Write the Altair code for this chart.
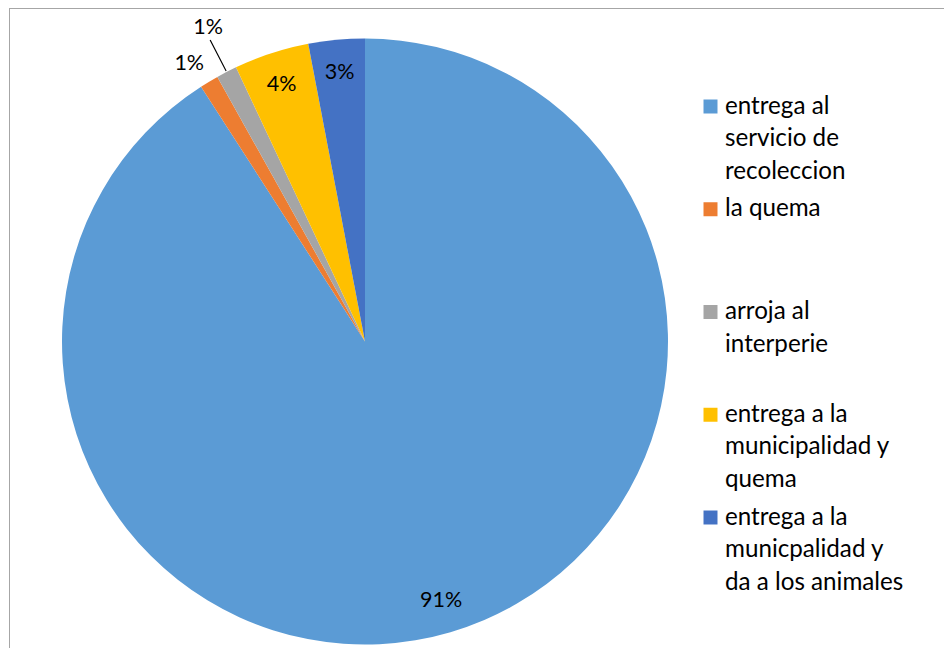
import altair as alt
import pandas as pd

# ---- data ----
categories = [
    "entrega al servicio de recoleccion",
    "la quema",
    "arroja al interperie",
    "entrega a la municipalidad y quema",
    "entrega a la municpalidad y da a los animales",
]
values = [90.9, 1.0, 1.1, 4.0, 3.0]
legend_labels = [
    "entrega al\nservicio de\nrecoleccion",
    "la quema",
    "arroja al\ninterperie",
    "entrega a la\nmunicipalidad y\nquema",
    "entrega a la\nmunicpalidad y\nda a los animales",
]
colors = ["#5B9BD5", "#ED7D31", "#A5A5A5", "#FFC000", "#4472C4"]

df = pd.DataFrame({
    "cat": categories,
    "value": values,
    "order": list(range(len(categories))),
    "legend": legend_labels,
})

W, H = 936, 640
CX, CY, R = 357, 333.5, 303
FONT = "Lato"
FS = 21.5
LFS = 24.2

color = alt.Color("cat:N", scale=alt.Scale(domain=categories, range=colors), legend=None)

base = alt.Chart(df).transform_window(
    cum="sum(value)", sort=[alt.SortField("order")], frame=[None, 0]
).transform_joinaggregate(
    total="sum(value)"
).transform_calculate(
    t1="2*PI*datum.cum/datum.total",
    t0="2*PI*(datum.cum-datum.value)/datum.total",
).transform_calculate(
    tm="(datum.t0+datum.t1)/2",
    pct="format(datum.value/datum.total, '.0%')",
).transform_calculate(
    l0="datum.tm-0.0018",
    l1="datum.tm+0.0018",
)

arcs = base.mark_arc().encode(
    theta=alt.Theta("t0:Q", scale=None),
    theta2="t1:Q",
    radius=alt.value(R),
    x=alt.value(CX), y=alt.value(CY),
    color=color,
)

def label_layer(filt, r, dx=0, dy=0):
    return base.transform_filter(filt).mark_text(
        font=FONT, fontSize=FS, color="black", align="center", baseline="middle",
        dx=dx, dy=dy
    ).encode(
        theta=alt.Theta("tm:Q", scale=None),
        radius=alt.value(r),
        x=alt.value(CX), y=alt.value(CY),
        text="pct:N",
    )

lab_in = label_layer("datum.value >= 2", 270)
lab_or = label_layer("datum.order == 1", 330, dx=-6, dy=5)
lab_gr = label_layer("datum.order == 2", 352, dx=4, dy=0)

leader = base.transform_filter("datum.order == 2").mark_arc(color="black").encode(
    theta=alt.Theta("l0:Q", scale=None),
    theta2="l1:Q",
    radius=alt.value(339), radius2=alt.value(304),
    x=alt.value(CX), y=alt.value(CY),
)

ysc = alt.Scale(type="point", domain=categories, range=[98.5, 509.5], padding=0)

leg_sq = alt.Chart(df).mark_square(size=196, opacity=1).encode(
    x=alt.value(702.5),
    y=alt.Y("cat:N", scale=ysc, axis=None),
    color=color,
)
leg_tx = alt.Chart(df).transform_calculate(
    lines="split(datum.legend, '\\n')"
).mark_text(
    font=FONT, fontSize=LFS, color="black", align="left", baseline="top",
    dy=-12, lineHeight=32.5
).encode(
    x=alt.value(717),
    y=alt.Y("cat:N", scale=ysc, axis=None),
    text="lines:N",
)

one = pd.DataFrame({"k": [0]})
border_left = alt.Chart(one).mark_rule(color="#A6A6A6", strokeWidth=1).encode(
    x=alt.value(1.5), y=alt.value(0), y2=alt.value(H)
)
border_top = alt.Chart(one).mark_rule(color="#A6A6A6", strokeWidth=1).encode(
    x=alt.value(1), x2=alt.value(W), y=alt.value(0.5)
)

chart = alt.layer(
    arcs, lab_in, lab_or, lab_gr, leader, leg_sq, leg_tx, border_left, border_top
).properties(
    width=W, height=H, padding=0, autosize=alt.AutoSizeParams(type="none")
).configure_view(strokeWidth=0)

chart.save("out.html", embed_options={"renderer": "svg", "actions": False})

◆ Instructions for the task
Repeat the data in full and exactly. Omit pictures.

◆ Output of the exercise
Write the Altair code for this chart.
import altair as alt
import pandas as pd

# ---- data ----
categories = [
    "entrega al servicio de recoleccion",
    "la quema",
    "arroja al interperie",
    "entrega a la municipalidad y quema",
    "entrega a la municpalidad y da a los animales",
]
values = [90.9, 1.0, 1.1, 4.0, 3.0]
legend_labels = [
    "entrega al\nservicio de\nrecoleccion",
    "la quema",
    "arroja al\ninterperie",
    "entrega a la\nmunicipalidad y\nquema",
    "entrega a la\nmunicpalidad y\nda a los animales",
]
colors = ["#5B9BD5", "#ED7D31", "#A5A5A5", "#FFC000", "#4472C4"]

df = pd.DataFrame({
    "cat": categories,
    "value": values,
    "order": list(range(len(categories))),
    "legend": legend_labels,
})

W, H = 936, 640
CX, CY, R = 357, 333.5, 303
FONT = "Lato"
FS = 21.5
LFS = 24.2

color = alt.Color("cat:N", scale=alt.Scale(domain=categories, range=colors), legend=None)

base = alt.Chart(df).transform_window(
    cum="sum(value)", sort=[alt.SortField("order")], frame=[None, 0]
).transform_joinaggregate(
    total="sum(value)"
).transform_calculate(
    t1="2*PI*datum.cum/datum.total",
    t0="2*PI*(datum.cum-datum.value)/datum.total",
).transform_calculate(
    tm="(datum.t0+datum.t1)/2",
    pct="format(datum.value/datum.total, '.0%')",
).transform_calculate(
    l0="datum.tm-0.0018",
    l1="datum.tm+0.0018",
)

arcs = base.mark_arc().encode(
    theta=alt.Theta("t0:Q", scale=None),
    theta2="t1:Q",
    radius=alt.value(R),
    x=alt.value(CX), y=alt.value(CY),
    color=color,
)

def label_layer(filt, r, dx=0, dy=0):
    return base.transform_filter(filt).mark_text(
        font=FONT, fontSize=FS, color="black", align="center", baseline="middle",
        dx=dx, dy=dy
    ).encode(
        theta=alt.Theta("tm:Q", scale=None),
        radius=alt.value(r),
        x=alt.value(CX), y=alt.value(CY),
        text="pct:N",
    )

lab_in = label_layer("datum.value >= 2", 270)
lab_or = label_layer("datum.order == 1", 330, dx=-6, dy=5)
lab_gr = label_layer("datum.order == 2", 352, dx=4, dy=0)

leader = base.transform_filter("datum.order == 2").mark_arc(color="black").encode(
    theta=alt.Theta("l0:Q", scale=None),
    theta2="l1:Q",
    radius=alt.value(339), radius2=alt.value(304),
    x=alt.value(CX), y=alt.value(CY),
)

ysc = alt.Scale(type="point", domain=categories, range=[98.5, 509.5], padding=0)

leg_sq = alt.Chart(df).mark_square(size=196, opacity=1).encode(
    x=alt.value(702.5),
    y=alt.Y("cat:N", scale=ysc, axis=None),
    color=color,
)
leg_tx = alt.Chart(df).transform_calculate(
    lines="split(datum.legend, '\\n')"
).mark_text(
    font=FONT, fontSize=LFS, color="black", align="left", baseline="top",
    dy=-12, lineHeight=32.5
).encode(
    x=alt.value(717),
    y=alt.Y("cat:N", scale=ysc, axis=None),
    text="lines:N",
)

one = pd.DataFrame({"k": [0]})
border_left = alt.Chart(one).mark_rule(color="#A6A6A6", strokeWidth=1).encode(
    x=alt.value(1.5), y=alt.value(0), y2=alt.value(H)
)
border_top = alt.Chart(one).mark_rule(color="#A6A6A6", strokeWidth=1).encode(
    x=alt.value(1), x2=alt.value(W), y=alt.value(0.5)
)

chart = alt.layer(
    arcs, lab_in, lab_or, lab_gr, leader, leg_sq, leg_tx, border_left, border_top
).properties(
    width=W, height=H, padding=0, autosize=alt.AutoSizeParams(type="none")
).configure_view(strokeWidth=0)

chart.save("out.html", embed_options={"renderer": "svg", "actions": False})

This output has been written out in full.